Parliament of India
- Long title An Act to provide for regulation and control of the design, manufacture, maintenance, possession, use, operation, sale, export and import of aircraft and for matters connected therewith or incidental thereto. ;
- Citation: Act No. 16 of 2024
- Territorial extent: India
- Passed by: Lok Sabha
- Passed: 9 August 2024
- Passed by: Rajya Sabha
- Passed: 5 December 2024
- Assented to by: President of India
- Assented to: 11 December 2024
- Commenced: 1 January 2025

Legislative history

Initiating chamber: Lok Sabha
- Bill title: Bharatiya Vayuyan Vidheyak, 2024
- Bill citation: Bill No. 74 of 2024
- Introduced by: Kinjarapu Ram Mohan Naidu Minister of Civil Aviation
- Introduced: 31 July 2024

Repeals
- The Aircraft Act, 1934

= Bharatiya Vayuyan Adhiniyam, 2024 =

Act of the Parliament of India

The Bharatiya Vayuyan Adhiniyam, 2024 (IAST: Bhāratīya Vāyuyān Adhiniyam; lit. 'Indian Aircraft Act, 2024') is an Act of the Parliament of India. This Act provides for regulation and control of the design, manufacture, maintenance, possession, use, operation, sale, export and import of aircraft and for matters connected therewith or incidental thereto.

This Act replaced the Aircraft Act, 1934.

== Timeline ==

- On 31 July 2024, the Bharatiya Vayuyan Vidheyak, 2024, was introduced in Lok Sabha, the lower house of the Parliament of India.
- On 9 August 2024, the Bharatiya Vayuyan Vidheyak, 2024, was passed by Lok Sabha.
- On 5 December 2024, the Bharatiya Vayuyan Vidheyak, 2024 was introduced in Rajya Sabha, the upper house of the Parliament of India.
- On 5 December 2024, the Bharatiya Vayuyan Vidheyak, 2024 was passed by Rajya Sabha.
- On 11 December 2024, the President of India has given assent to the Bharatiya Vayuyan Vidheyak, 2024 making it the Bharatiya Vayuyan Adhiniyam, 2024.

==The Act==

The Bharatiya Vayuyan Adhiniyam, 2024 is divided into eight chapters, each addressing a distinct aspect of civil aviation governance in India. The structure reflects a shift toward modern regulatory practices, replacing the older Aircraft Act of 1934.

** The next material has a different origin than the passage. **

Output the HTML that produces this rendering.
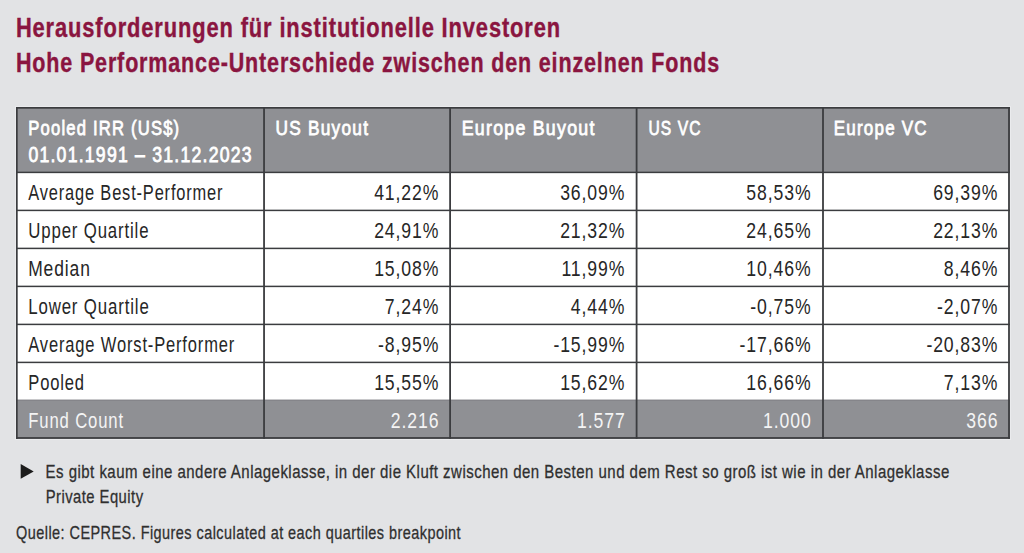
<!DOCTYPE html>
<html><head><meta charset="utf-8"><style>
html,body{margin:0;padding:0}
body{width:1024px;height:553px;background:#e2e3e5;position:relative;overflow:hidden;font-family:"Liberation Sans",sans-serif}
.t{position:absolute;left:0;white-space:nowrap;line-height:normal;transform-origin:0 0}
.r{position:absolute}
</style></head><body>
<div class="r" style="left:15px;top:105.8px;width:996.30px;height:334.40px;background:#eaebed"></div>
<div class="r" style="left:16px;top:107px;width:994.00px;height:65.00px;background:#8f9094"></div>
<div class="r" style="left:16px;top:172px;width:994.00px;height:228.00px;background:#ffffff"></div>
<div class="r" style="left:16px;top:400px;width:994.00px;height:39.00px;background:#8f9094"></div>
<svg class="r" style="left:0;top:0" width="1024" height="553" viewBox="0 0 1024 553"><rect x="16" y="171.65" width="993.90" height="1.5" fill="#3b3c3f"/><rect x="16" y="209.65" width="993.90" height="1.5" fill="#3b3c3f"/><rect x="16" y="247.65" width="993.90" height="1.5" fill="#3b3c3f"/><rect x="16" y="285.65" width="993.90" height="1.5" fill="#3b3c3f"/><rect x="16" y="323.65" width="993.90" height="1.5" fill="#3b3c3f"/><rect x="16" y="361.65" width="993.90" height="1.5" fill="#3b3c3f"/><rect x="16" y="399.60" width="993.90" height="0.8" fill="#76777a"/><rect x="16" y="107.00" width="993.90" height="1.7" fill="#3b3c3f"/><rect x="16" y="437.10" width="993.90" height="1.7" fill="#3b3c3f"/><rect x="16.00" y="107" width="1.7" height="331.80" fill="#3b3c3f"/><rect x="1008.10" y="107" width="1.8" height="331.80" fill="#3b3c3f"/><rect x="263.15" y="107" width="1.8" height="331.80" fill="#3b3c3f"/><rect x="449.20" y="107" width="1.8" height="331.80" fill="#3b3c3f"/><rect x="635.70" y="107" width="1.8" height="331.80" fill="#3b3c3f"/><rect x="822.10" y="107" width="1.8" height="331.80" fill="#3b3c3f"/></svg>
<div class="t" style="top:12px;font-size:27.5px;font-weight:700;color:#8a1540;letter-spacing:1.1px;-webkit-text-stroke-width:0.4px;transform:translateX(15.89px) scaleX(0.7953)">Herausforderungen für institutionelle Investoren</div>
<div class="t" style="top:47px;font-size:27.5px;font-weight:700;color:#8a1540;letter-spacing:1.1px;-webkit-text-stroke-width:0.4px;transform:translateX(15.91px) scaleX(0.7813)">Hohe Performance-Unterschiede zwischen den einzelnen Fonds</div>
<div class="t" style="top:116px;font-size:21px;font-weight:400;color:#ffffff;letter-spacing:1.5px;font-weight:400;-webkit-text-stroke:0.8px #fff;transform:translateX(28.29px) scaleX(0.7916)">Pooled IRR (US$)</div>
<div class="t" style="top:143px;font-size:21.5px;font-weight:400;color:#ffffff;letter-spacing:1.5px;font-weight:400;-webkit-text-stroke:0.8px #fff;transform:translateX(28.41px) scaleX(0.8201)">01.01.1991 – 31.12.2023</div>
<div class="t" style="top:116px;font-size:21px;font-weight:400;color:#ffffff;letter-spacing:1.5px;font-weight:400;-webkit-text-stroke:0.8px #fff;transform:translateX(275.47px) scaleX(0.8227)">US Buyout</div>
<div class="t" style="top:116px;font-size:21px;font-weight:400;color:#ffffff;letter-spacing:1.5px;font-weight:400;-webkit-text-stroke:0.8px #fff;transform:translateX(461.69px) scaleX(0.8455)">Europe Buyout</div>
<div class="t" style="top:116px;font-size:21px;font-weight:400;color:#ffffff;letter-spacing:1.5px;font-weight:400;-webkit-text-stroke:0.8px #fff;transform:translateX(648.45px) scaleX(0.7430)">US VC</div>
<div class="t" style="top:116px;font-size:21px;font-weight:400;color:#ffffff;letter-spacing:1.5px;font-weight:400;-webkit-text-stroke:0.8px #fff;transform:translateX(833.76px) scaleX(0.8096)">Europe VC</div>
<div class="t" style="top:181px;font-size:21.5px;font-weight:400;color:#262626;letter-spacing:1.1px;transform:translateX(28.27px) scaleX(0.7632)">Average Best-Performer</div>
<div class="t" style="top:181px;font-size:21.5px;font-weight:400;color:#262626;letter-spacing:1.1px;transform:translateX(374.15px) scaleX(0.8196)">41,22%</div>
<div class="t" style="top:181px;font-size:21.5px;font-weight:400;color:#262626;letter-spacing:1.1px;transform:translateX(560.15px) scaleX(0.8196)">36,09%</div>
<div class="t" style="top:181px;font-size:21.5px;font-weight:400;color:#262626;letter-spacing:1.1px;transform:translateX(746.35px) scaleX(0.8196)">58,53%</div>
<div class="t" style="top:181px;font-size:21.5px;font-weight:400;color:#262626;letter-spacing:1.1px;transform:translateX(933.15px) scaleX(0.8196)">69,39%</div>
<div class="t" style="top:219px;font-size:21.5px;font-weight:400;color:#262626;letter-spacing:1.1px;transform:translateX(28.31px) scaleX(0.7798)">Upper Quartile</div>
<div class="t" style="top:219px;font-size:21.5px;font-weight:400;color:#262626;letter-spacing:1.1px;transform:translateX(374.15px) scaleX(0.8196)">24,91%</div>
<div class="t" style="top:219px;font-size:21.5px;font-weight:400;color:#262626;letter-spacing:1.1px;transform:translateX(560.15px) scaleX(0.8196)">21,32%</div>
<div class="t" style="top:219px;font-size:21.5px;font-weight:400;color:#262626;letter-spacing:1.1px;transform:translateX(746.35px) scaleX(0.8196)">24,65%</div>
<div class="t" style="top:219px;font-size:21.5px;font-weight:400;color:#262626;letter-spacing:1.1px;transform:translateX(933.15px) scaleX(0.8196)">22,13%</div>
<div class="t" style="top:257px;font-size:21.5px;font-weight:400;color:#262626;letter-spacing:1.1px;transform:translateX(28.17px) scaleX(0.8118)">Median</div>
<div class="t" style="top:257px;font-size:21.5px;font-weight:400;color:#262626;letter-spacing:1.1px;transform:translateX(374.15px) scaleX(0.8196)">15,08%</div>
<div class="t" style="top:257px;font-size:21.5px;font-weight:400;color:#262626;letter-spacing:1.1px;transform:translateX(561.45px) scaleX(0.8196)">11,99%</div>
<div class="t" style="top:257px;font-size:21.5px;font-weight:400;color:#262626;letter-spacing:1.1px;transform:translateX(746.35px) scaleX(0.8196)">10,46%</div>
<div class="t" style="top:257px;font-size:21.5px;font-weight:400;color:#262626;letter-spacing:1.1px;transform:translateX(943.85px) scaleX(0.8196)">8,46%</div>
<div class="t" style="top:295px;font-size:21.5px;font-weight:400;color:#262626;letter-spacing:1.1px;transform:translateX(28.22px) scaleX(0.7820)">Lower Quartile</div>
<div class="t" style="top:295px;font-size:21.5px;font-weight:400;color:#262626;letter-spacing:1.1px;transform:translateX(384.85px) scaleX(0.8196)">7,24%</div>
<div class="t" style="top:295px;font-size:21.5px;font-weight:400;color:#262626;letter-spacing:1.1px;transform:translateX(570.85px) scaleX(0.8196)">4,44%</div>
<div class="t" style="top:295px;font-size:21.5px;font-weight:400;color:#262626;letter-spacing:1.1px;transform:translateX(750.28px) scaleX(0.8196)">-0,75%</div>
<div class="t" style="top:295px;font-size:21.5px;font-weight:400;color:#262626;letter-spacing:1.1px;transform:translateX(937.08px) scaleX(0.8196)">-2,07%</div>
<div class="t" style="top:333px;font-size:21.5px;font-weight:400;color:#262626;letter-spacing:1.1px;transform:translateX(28.27px) scaleX(0.7677)">Average Worst-Performer</div>
<div class="t" style="top:333px;font-size:21.5px;font-weight:400;color:#262626;letter-spacing:1.1px;transform:translateX(378.08px) scaleX(0.8196)">-8,95%</div>
<div class="t" style="top:333px;font-size:21.5px;font-weight:400;color:#262626;letter-spacing:1.1px;transform:translateX(553.38px) scaleX(0.8196)">-15,99%</div>
<div class="t" style="top:333px;font-size:21.5px;font-weight:400;color:#262626;letter-spacing:1.1px;transform:translateX(739.58px) scaleX(0.8196)">-17,66%</div>
<div class="t" style="top:333px;font-size:21.5px;font-weight:400;color:#262626;letter-spacing:1.1px;transform:translateX(926.38px) scaleX(0.8196)">-20,83%</div>
<div class="t" style="top:371px;font-size:21.5px;font-weight:400;color:#262626;letter-spacing:1.1px;transform:translateX(28.24px) scaleX(0.7706)">Pooled</div>
<div class="t" style="top:371px;font-size:21.5px;font-weight:400;color:#262626;letter-spacing:1.1px;transform:translateX(374.15px) scaleX(0.8196)">15,55%</div>
<div class="t" style="top:371px;font-size:21.5px;font-weight:400;color:#262626;letter-spacing:1.1px;transform:translateX(560.15px) scaleX(0.8196)">15,62%</div>
<div class="t" style="top:371px;font-size:21.5px;font-weight:400;color:#262626;letter-spacing:1.1px;transform:translateX(746.35px) scaleX(0.8196)">16,66%</div>
<div class="t" style="top:371px;font-size:21.5px;font-weight:400;color:#262626;letter-spacing:1.1px;transform:translateX(943.85px) scaleX(0.8196)">7,13%</div>
<div class="t" style="top:409px;font-size:21.5px;font-weight:400;color:#f4f4f4;letter-spacing:1.1px;transform:translateX(28.23px) scaleX(0.7761)">Fund Count</div>
<div class="t" style="top:409px;font-size:21.5px;font-weight:400;color:#f4f4f4;letter-spacing:1.1px;transform:translateX(390.86px) scaleX(0.8196)">2.216</div>
<div class="t" style="top:409px;font-size:21.5px;font-weight:400;color:#f4f4f4;letter-spacing:1.1px;transform:translateX(576.98px) scaleX(0.8196)">1.577</div>
<div class="t" style="top:409px;font-size:21.5px;font-weight:400;color:#f4f4f4;letter-spacing:1.1px;transform:translateX(762.98px) scaleX(0.8196)">1.000</div>
<div class="t" style="top:409px;font-size:21.5px;font-weight:400;color:#f4f4f4;letter-spacing:1.1px;transform:translateX(966.37px) scaleX(0.8196)">366</div>
<div class="t" style="top:461px;font-size:19px;font-weight:400;color:#2f2f2f;letter-spacing:0.6px;-webkit-text-stroke-width:0.3px;transform:translateX(45.57px) scaleX(0.7894)">Es gibt kaum eine andere Anlageklasse, in der die Kluft zwischen den Besten und dem Rest so groß ist wie in der Anlageklasse</div>
<div class="t" style="top:486px;font-size:19px;font-weight:400;color:#2f2f2f;letter-spacing:0.6px;-webkit-text-stroke-width:0.3px;transform:translateX(45.69px) scaleX(0.7786)">Private Equity</div>
<div class="t" style="top:522px;font-size:19px;font-weight:400;color:#2f2f2f;letter-spacing:0.6px;-webkit-text-stroke-width:0.3px;transform:translateX(16.02px) scaleX(0.7609)">Quelle: CEPRES. Figures calculated at each quartiles breakpoint</div>
<svg class="r" style="left:20px;top:464px" width="15" height="15" viewBox="0 0 15 15"><path d="M0.7 0.1 L13.7 7.4 L0.7 14.7 Z" fill="#1c1c1c"/></svg>
</body></html>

- Chapter I – Preliminary Introduces the Act, defines key terms, and lays out its scope and applicability.

- Chapter II – Regulation of Civil Aviation Details the powers of the Central Government and DGCA in overseeing aviation activities, including licensing and operational standards.

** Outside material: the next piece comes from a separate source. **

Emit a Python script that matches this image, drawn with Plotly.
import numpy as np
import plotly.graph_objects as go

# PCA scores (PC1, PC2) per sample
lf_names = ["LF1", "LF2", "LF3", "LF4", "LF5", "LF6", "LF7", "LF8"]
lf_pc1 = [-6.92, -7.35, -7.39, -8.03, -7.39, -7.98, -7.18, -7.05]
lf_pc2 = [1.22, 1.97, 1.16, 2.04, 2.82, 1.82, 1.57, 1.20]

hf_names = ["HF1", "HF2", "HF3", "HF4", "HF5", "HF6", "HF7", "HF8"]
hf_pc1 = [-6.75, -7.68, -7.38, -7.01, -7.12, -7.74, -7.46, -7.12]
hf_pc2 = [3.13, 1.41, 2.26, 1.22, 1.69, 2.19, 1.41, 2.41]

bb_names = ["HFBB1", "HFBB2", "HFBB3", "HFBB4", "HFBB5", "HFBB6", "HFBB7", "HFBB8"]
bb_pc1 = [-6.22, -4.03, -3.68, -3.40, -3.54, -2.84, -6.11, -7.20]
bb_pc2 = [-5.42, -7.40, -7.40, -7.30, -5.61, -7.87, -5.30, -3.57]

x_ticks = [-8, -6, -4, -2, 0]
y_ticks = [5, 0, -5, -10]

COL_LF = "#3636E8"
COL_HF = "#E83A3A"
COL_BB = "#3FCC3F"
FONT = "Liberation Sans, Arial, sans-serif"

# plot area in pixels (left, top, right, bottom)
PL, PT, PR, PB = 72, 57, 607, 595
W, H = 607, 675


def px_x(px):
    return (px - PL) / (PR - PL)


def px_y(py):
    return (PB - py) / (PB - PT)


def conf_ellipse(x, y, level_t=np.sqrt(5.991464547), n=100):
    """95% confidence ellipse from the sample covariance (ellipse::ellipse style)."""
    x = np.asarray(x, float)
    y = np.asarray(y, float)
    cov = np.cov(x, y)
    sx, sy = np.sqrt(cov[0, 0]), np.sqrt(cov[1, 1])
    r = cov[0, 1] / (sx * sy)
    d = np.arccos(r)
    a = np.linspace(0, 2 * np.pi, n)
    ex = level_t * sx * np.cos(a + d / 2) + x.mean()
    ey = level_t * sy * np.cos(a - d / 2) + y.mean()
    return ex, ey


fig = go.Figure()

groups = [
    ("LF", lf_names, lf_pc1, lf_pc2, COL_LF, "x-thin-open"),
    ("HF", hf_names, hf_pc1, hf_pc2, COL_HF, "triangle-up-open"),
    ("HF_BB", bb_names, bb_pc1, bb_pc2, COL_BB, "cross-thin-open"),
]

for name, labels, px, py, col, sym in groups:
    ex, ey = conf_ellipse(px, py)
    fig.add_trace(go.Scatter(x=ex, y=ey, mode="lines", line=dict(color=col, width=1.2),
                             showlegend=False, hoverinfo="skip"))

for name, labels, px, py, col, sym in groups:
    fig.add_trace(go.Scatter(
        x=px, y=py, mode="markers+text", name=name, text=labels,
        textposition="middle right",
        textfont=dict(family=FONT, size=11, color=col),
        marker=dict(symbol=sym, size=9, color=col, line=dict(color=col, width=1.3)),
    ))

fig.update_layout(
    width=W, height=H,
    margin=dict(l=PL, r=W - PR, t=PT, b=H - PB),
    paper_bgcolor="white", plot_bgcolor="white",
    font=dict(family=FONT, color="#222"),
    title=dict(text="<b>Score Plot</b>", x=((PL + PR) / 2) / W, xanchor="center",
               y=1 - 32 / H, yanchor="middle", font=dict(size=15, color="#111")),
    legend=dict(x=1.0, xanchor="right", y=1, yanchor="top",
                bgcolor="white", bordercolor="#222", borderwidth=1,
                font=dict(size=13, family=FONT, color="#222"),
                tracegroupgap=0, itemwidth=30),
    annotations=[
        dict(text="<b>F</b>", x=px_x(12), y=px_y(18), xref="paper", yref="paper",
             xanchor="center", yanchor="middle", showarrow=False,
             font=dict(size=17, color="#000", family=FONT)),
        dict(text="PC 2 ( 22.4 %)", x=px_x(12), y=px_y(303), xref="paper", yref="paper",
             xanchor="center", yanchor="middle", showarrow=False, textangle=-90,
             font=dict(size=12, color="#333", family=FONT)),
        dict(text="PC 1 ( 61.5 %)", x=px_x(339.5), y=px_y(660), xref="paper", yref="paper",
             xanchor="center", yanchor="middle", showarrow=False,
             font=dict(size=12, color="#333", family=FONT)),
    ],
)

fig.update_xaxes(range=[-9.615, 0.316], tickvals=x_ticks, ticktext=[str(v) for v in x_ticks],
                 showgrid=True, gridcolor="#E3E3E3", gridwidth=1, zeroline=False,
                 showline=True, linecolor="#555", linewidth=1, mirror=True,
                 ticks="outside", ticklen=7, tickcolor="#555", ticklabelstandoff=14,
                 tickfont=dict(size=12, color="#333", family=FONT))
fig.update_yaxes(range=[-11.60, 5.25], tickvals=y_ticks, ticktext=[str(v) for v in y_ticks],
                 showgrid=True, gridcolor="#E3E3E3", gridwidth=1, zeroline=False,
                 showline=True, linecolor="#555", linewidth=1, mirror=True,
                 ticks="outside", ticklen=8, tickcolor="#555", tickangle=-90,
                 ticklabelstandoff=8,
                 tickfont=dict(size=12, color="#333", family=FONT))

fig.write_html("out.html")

- Chapter III – Aircraft Operations Covers registration, airworthiness, and operational requirements for aircraft flying in Indian airspace.

- Chapter IV – Licensing of Personnel Specifies the qualifications and licensing procedures for pilots, engineers, and other aviation professionals.

- Chapter V – Aerodrome and Navigation Services Regulates the setup and functioning of airports and air navigation infrastructure.

- Chapter VI – Safety and Security Focuses on aviation safety, accident investigations, and security protocols.

- Chapter VII – Enforcement and Penalties Lists offenses and penalties, and outlines enforcement mechanisms including inspections and adjudication.

- Chapter VIII – Miscellaneous Includes transitional provisions, rule-making powers, and repeal clauses.